Is There Hope for HOPE VI?

By Christy Bockheim, National Training Information Center

“In Miami, HOPE VI left over 200 people homeless,” said Yvonne Stratford of Low-Income Families Fighting Together (LIFT). This has been the theme of a series of meetings convened by the National Training and Information Center (NTIC) aiming to develop a resident-centered dialogue around Public Housing reform.
 
“The general consensus throughout this process has been that, while HOPE VI is traditionally a destructive force on communities, Congresswoman Waters’ bill would create a HOPE VI like nothing we have ever seen,” said Sam Finkelstein, National Housing Organizer for the National Training & Information Center, about the HOPE VI Improvement & Reauthorization Act.  This bill was originally introduced in July, but was pulled because of controversy over several provisions. The new rendition of the bill, H.R. 3524, was reintroduced on September 11.

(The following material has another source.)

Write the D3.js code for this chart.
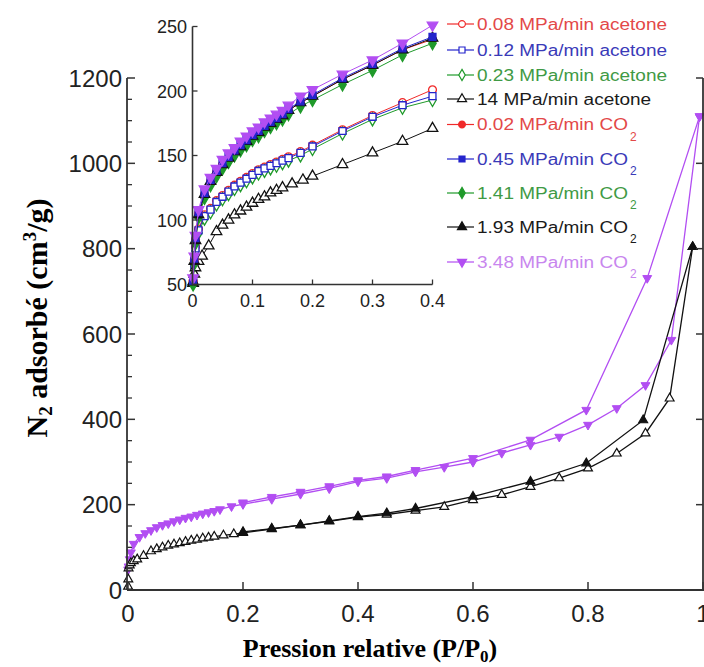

“We are very pleased with many aspects of this bill,” said Finkelstein. “Our appeal on HOPE VI has always been the need for meaningful participation of the residents in the redevelopment process, one-for-one replacement, and a mandatory right of return—but this bill addresses these issues very well, so we actually had very little to complain about.”
 
A letter to the bill’s sponsor, Rep. Maxine Waters (D-CA), from public housing resident organizations from 16 states convened by NTIC states that, while this would indeed create a different HOPE VI from that which communities are familiar with, several changes would be required for this to be a program that has a positive effect on communities, as opposed to one that leads to displacement and gentrification. The suggested changes propose a prohibition on rescreening when tenants are provided with a relocation voucher, a requirement for replacement housing to be of a comparable unit size, a prerequisite for resident involvement in the determination that the project is distressed, and a focus on phased development that lessens displacement.

 
The National Training and Information Center is of the perspective that residents must be central to the discourse around policies that affect them, both at the local and national level. NTIC is a national resource center for community organizations around the country that fight for economic, social, and racial justice. Through technical assistance, training, research, and campaign building, NTIC works to build powerful organizations to create a more just and equitable society.